Temer’s new minister of mines and energy, another powerful cabinet post, is 32-year-old Fernando Coelho Filho, a member of the National Congress who said his priority will be to attract new foreign investment by overhauling mining laws. Critics say the proposed changes fail to protect communities affected by mining. Last year, 19 people were killed when a dam collapsed at a large reservoir for mining waste, an accident that became a symbol of lax Brazilian oversight.
But officials in Temer’s new government say environmental controls remain too rigid. Maggi, the new agriculture minister, said the point of proposed amendment PEC 65 is to give companies a guarantee that once a project is approved by regulators, it won’t be halted by lawsuits or judicial interference.

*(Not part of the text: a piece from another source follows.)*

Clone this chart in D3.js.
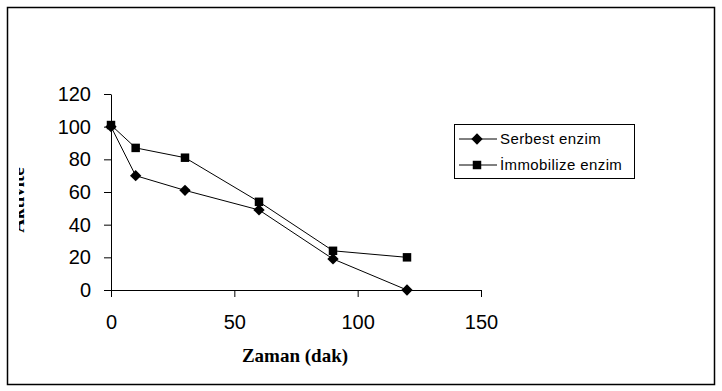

Brazil’s problem, he said in an interview, is that “if some nongovernment group or prosecutor or person is opposed to a project, even for ideological reasons, they use their power to delay construction.”
Maggi was given a “Golden Chainsaw” award in 2005 by Greenpeace while governor of the Amazon state of Mato Grosso. He said it forced him to be more agile in fighting deforestation, which fell dramatically in the state during subsequent years. But his support for the new regulations has eroded the grudging respect he won from some environmentalists.
A group of prosecutors has launched a social-media campaign against his constitutional amendment. “The risk is enormous,” said Sandra Curea, one of the attorneys.
Maggi said he also supports allowing indigenous Brazilians to farm commercially on their reserves, as opposed to the subsistence farming they are currently permitted to practice. This is another sensitive proposal, because the country’s indigenous reserve system also has been used to make large tracts of Amazon forest off-limits to commercial exploitation and development. Maggi rejected the idea that farmers are anti-environmental.
“The biggest friend of the environment has to be the producer, because he depends on the environment to receive the rain,” he said.
José Carlos Carvalho, who served as environment minister in 2002 under the business-friendly administration of President Fernando Henrique Cardoso, said the new anti-regulatory push in Brazilian politics amounted to “the biggest regression in environmental management in Brazil since re-democratization,” referring to the end of military rule in 1985.
He said the Temer government wouldn’t be the first to view environmental protections as a luxury the country can’t afford. “This has been the reality in Brazilian politics since forever,” he said.